Calling All Ben Franklin Descendants
An amateur genealogist wants to create a way for people to find out whether they're descended from Benjamin Franklin and he needs some DNA to do it.
One possibility, of course, would be digging up Franklin's bones, which have been buried for 212 years near Independence Hall. Since that seems unlikely, L. David Roper is focusing instead on men with well-documented ties to the statesman and inventor.
Roper says all he needs from the candidates is a simple, $150 analyses of their Y chromosomes - genetic material handed down from fathers to sons.

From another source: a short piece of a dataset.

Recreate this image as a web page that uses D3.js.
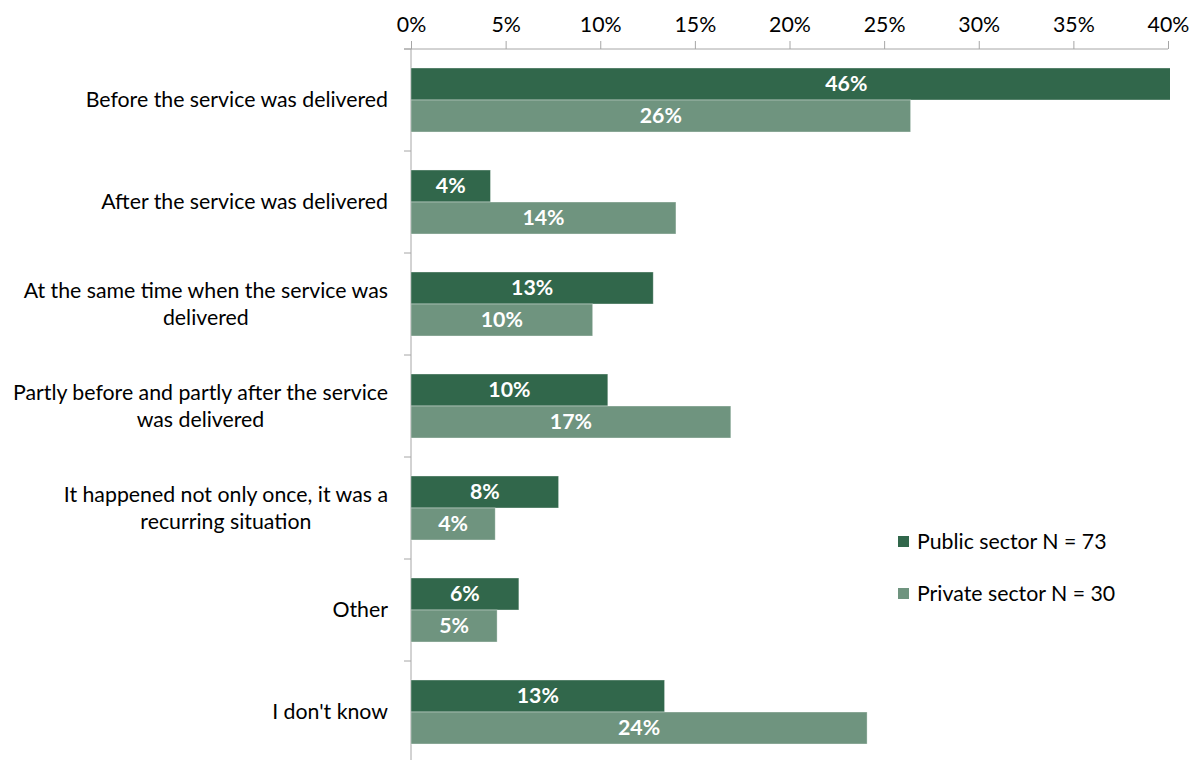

Y chromosomes change infrequently from generation to generation. Even after two centuries, males related to Franklin would have nearly identical ones, Roper said.
"This is as close as we can get to Benjamin's DNA without exhuming him or finding one of his teeth," said Roper, a retired Virginia Tech physics professor who lives in Blacksburg, Va.
Roper said he doesn't know of any practical use for his research, though it could smash or support a bit of family mythology. His mother is a Franklin and he plans to test himself.
In the decades after his death, rumors flew that Franklin, a printer and philosopher who persuaded France to enter the Revolutionary War and helped craft the Constitution, may have fathered several children out of wedlock.
"I got a call from a guy who thinks he is descended from an illegitimate son of Benjamin's," Roper said. "Who knows? Maybe it's true. This would tell us."
A similar DNA test showed Thomas Jefferson was related to the child of one of his slaves, Sally Hemings. Donors would have to pay the $150 fee, which would go to the lab for the testing.
DNA sampling is painless, requiring only a few cells swabbed from inside of the cheek, but it does have limitations, said Dr. Scott Woodward, a Brigham Young University professor and expert on molecular genealogy.
Y chromosomes can tell only whether someone is related to another person, not whether they are directly descended from them, he said. The tests also don't work for women, who have no Y chromosome and whose X chromosomes change more frequently from generation to generation.
Roper has already received DNA samples from several possible Franklin relatives, most of whom share a similar pattern of Y chromosome markers. He is still working on estimating the most likely sequence for the founding father himself.
In the meantime, Roper said he'll also continue looking for something that might have Franklin's actual DNA in it - like a tooth that might have been pulled by a dentist, then hidden away.
"We were thinking about placing an advertisement in a dental journal, trying to see if someone held on to a souvenir, centuries ago," he said.